A Very Chocolate Mousse
March 5th 2008 13:04
A Very Chocolate Mousse
About A Very Chocolate Mousse
This was the chocolate recipe of the 1960s, which has now, sadly, been eclipsed by other eras and their equally fashionable recipes, but it ‘s still one of the simplest but nicest chocolate desserts of all.
INGREDIENTS
Serves 6
200 gm / 7 oz dark chocolate with 70-75% cocoa solids, broken into pieces
3 large eggs, separated
40 gm / 1½ oz golden caster sugar
To serve
a little whipped cream
1. Place the broken-up chocolate and 120 ml / 4 fl oz warm water in a large, heatproof bowl, which should be sitting over a saucepan of barely simmering water, making sure the bottom doesn’t touch the water, then, keeping the heat at its lowest, allow the chocolate to melt slowly, it should take about 6 minutes.
2. Remove from the heat and, using a wooden spoon, give a good stir until smooth and glossy. Let cool for 2-3 minutes.
3. Stir in the egg yolks and blend well. Set aside.
4. In a clean bowl, whisk the egg whites to the soft-peak stage.
5. Whisks in the sugar, about a third at a time, then whisk again until the whites are glossy.
6. With a metal spoon, fold a tablespoon of the egg whites into he chocolate mixture to loosen it, then carefully fold in the rest.
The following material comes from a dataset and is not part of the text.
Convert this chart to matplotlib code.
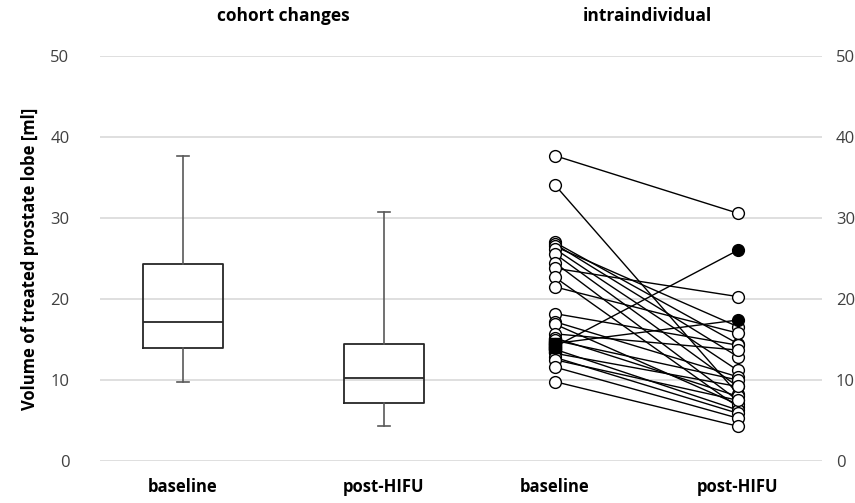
import numpy as np
import matplotlib.pyplot as plt

plt.rcParams['font.family'] = ['Open Sans', 'DejaVu Sans']

# box plot summaries (cohort changes)
box_labels = ['baseline', 'post-HIFU']
box_med = [17.1, 10.3]
box_q1 = [13.9, 7.2]
box_q3 = [24.3, 14.5]
box_lo = [9.7, 4.35]
box_hi = [37.7, 30.7]

# intraindividual pairs (baseline -> post-HIFU)
pre = [37.7, 34.1, 27.0, 26.8, 26.5, 26.2, 25.6, 24.5, 23.8, 22.7, 21.5,
       18.2, 17.2, 16.9, 15.7, 15.2, 14.9, 13.8, 13.3, 12.8, 12.5, 11.6, 9.8,
       14.1, 14.5]
post = [30.6, 8.3, 14.5, 12.9, 16.6, 11.2, 9.2, 7.5, 20.3, 6.7, 15.8,
        14.3, 10.4, 7.0, 13.7, 8.0, 10.0, 6.3, 9.2, 5.9, 7.5, 5.3, 4.3,
        26.0, 17.4]
filled = [False] * 23 + [True, True]

pos = [1.0, 2.0, 2.85, 3.76]

fig = plt.figure(figsize=(8.55, 5.03), dpi=100)
ax = fig.add_axes([100 / 855, 1 - 461 / 503, 722 / 855, 405 / 503])

stats = []
for i in range(2):
    stats.append(dict(med=box_med[i], q1=box_q1[i], q3=box_q3[i],
                      whislo=box_lo[i], whishi=box_hi[i], fliers=[]))
ax.bxp(stats, positions=pos[:2], widths=0.4, showfliers=False,
       boxprops=dict(color='#262626', linewidth=1.3),
       medianprops=dict(color='#262626', linewidth=1.3),
       whiskerprops=dict(color='#595959', linewidth=1.2),
       capprops=dict(color='#595959', linewidth=1.2),
       capwidths=0.06)

for a, b, f in zip(pre, post, filled):
    fc = 'black' if f else 'white'
    ax.plot([pos[2], pos[3]], [a, b], color='black', linewidth=1.0,
            marker='o', markersize=8.5, markerfacecolor=fc,
            markeredgecolor='black', markeredgewidth=1.0, zorder=3)
for a, f in zip(pre, filled):
    if f:
        ax.plot(pos[2], a, marker='s', markersize=8, color='black', zorder=4)

ax.set_ylim(0, 50)
ax.set_xlim(0.587, 4.18)
ax.set_yticks(range(0, 51, 10))
ax.yaxis.grid(True, color='#d9d9d9', linewidth=1.2)
ax.set_axisbelow(True)
for s in ax.spines.values():
    s.set_visible(False)
ax.tick_params(axis='y', length=0, labelsize=12, labelcolor='#404040', pad=22)
ax.set_xticks(pos)
ax.set_xticklabels(box_labels + ['baseline', 'post-HIFU'],
                   fontsize=12, fontweight='bold')
ax.tick_params(axis='x', length=0, pad=12)
ax.set_ylabel('Volume of treated prostate lobe [ml]', fontsize=12,
              fontweight='bold', labelpad=8)

ax2 = ax.twinx()
ax2.set_ylim(0, 50)
ax2.set_yticks(range(0, 51, 10))
for s in ax2.spines.values():
    s.set_visible(False)
ax2.tick_params(axis='y', length=0, labelsize=12, labelcolor='#404040', pad=10)

fig.text(283 / 855, 1 - 16 / 503, 'cohort changes', ha='center', va='center',
         fontsize=12.5, fontweight='bold')
fig.text(647 / 855, 1 - 16 / 503, 'intraindividual', ha='center', va='center',
         fontsize=12.5, fontweight='bold')

fig.savefig('out.png', dpi=100)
You need to have patience here – it needs gentle folding and cutting movements so that you retain all the precious air, which makes the mousse light.
7. Prepare 6 ramekins, each with a capacity of 150 ml / 5 fl oz or 6 individual serving glasses, divide the mousse among the ramekins or glasses and chill for at least 2 hours, covered with clingfilm.
8. To serve, put a blob of softly whipped cream on top.